João Cruzué
O encontro de Jesus com a mulher
siro-fenícia revela um dos momentos mais enigmáticos e, ao mesmo tempo, mais abençoado
do Evangelho. Jesus havia se retirado para a região de Tiro e Sidom —
território gentio — em uma espécie de recolhimento. Ali, onde jamais se
pensaria em uma intervenção divina, eis que surge uma mulher estrangeira,
descrita por Marcos como “grega, siro-fenícia de origem”. Aos olhos dos judeus, ela representava tudo de
desprezível. Não tinha direito à promessa, etnia gentia, religião errada,
território errado. Mesmo assim, ela veio. Seu pedido não era para si, mas para
sua filha endemoninhada, revelando uma fé que nasce da dor, mas também da
esperança.
O primeiro silêncio de Jesus,
relatado por Mateus, não era rejeição, mas provocação pedagógica. Jesus, ao
dizer que veio “apenas às ovelhas perdidas da casa de Israel”, expôs um limite
que a própria missão messiânica ultrapassaria mais tarde. A mulher, contudo,
não recuou; e continuou firme. Avançou. Prostrou-se. Adorou. Insistiu. E quando
Jesus utilizou a dura expressão — “Não é bom tirar o pão dos filhos e lançá-lo
aos cachorrinhos” — Ele não a humilha, mas revela a tensão histórica entre
judeus e gentios. A resposta dela, entretanto, se torna uma das declarações de
fé mais extraordinárias das Escrituras: “Sim, Senhor; mas até os cachorrinhos
comem das migalhas que caem da mesa dos seus donos.”
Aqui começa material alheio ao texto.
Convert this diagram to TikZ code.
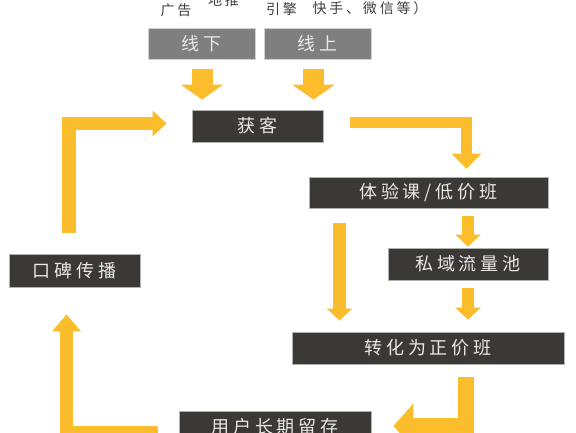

Ali, a barreira entre a promessa
e o estrangeiro caiu por terra.
A fé da mulher siro-fenícia não
exigiu privilégios; ela apenas reconheceu que uma migalha da graça de Cristo
é suficiente para alterar toda a realidade. Sua confiança desarmou qualquer
limite cultural, religioso ou étnico. Ela não disputou a primazia de Israel,
mas discerniu que a misericórdia de Deus é tão abundante que transborda mesas,
templos e fronteiras. O que poucos em Israel perceberam, ela enxergou: Jesus era,
é e será suficiente. Melhor: Jesus é
mais do que suficiente.
O milagre que se seguiu — a
libertação imediata de sua filha — foi a assinatura divina sobre uma fé que
ultrapassou séculos de separação. O Reino de Deus avançou, chegando primeiro
justamente a quem estava mais distante. Esse encontro, portanto, não é
casual; ele antecipa a inclusão dos gentios, confirma que a fé é a chave que
abre portas e demonstra que nenhum limite humano consegue aprisionar a
misericórdia divina. Cristo não mudou Sua vontade; Ele revelou progressivamente
seu alcance.
A história da mulher siro-fenícia
nos desafia ainda hoje.
Quantas vezes aceitamos limites
que Deus não colocou? Quantas vezes desistimos ao primeiro silêncio? A fé dessa
mulher nos ensina a insistir, a permanecer, a adorar mesmo quando não
entendemos, e a reconhecer que mesmo quando tudo parece fechado, há migalhas
do Reino caindo — e nelas há poder suficiente para transformar vidas inteiras.
Assim como aquela mulher, somos convidados a ultrapassar barreiras e a
descobrir que a graça de Cristo é maior do que qualquer rótulo, distância ou
impossibilidade.
“Humilhai-vos, portanto,
sob a poderosa mão de Deus,
para que ele,
em tempo oportuno, vos exalte;”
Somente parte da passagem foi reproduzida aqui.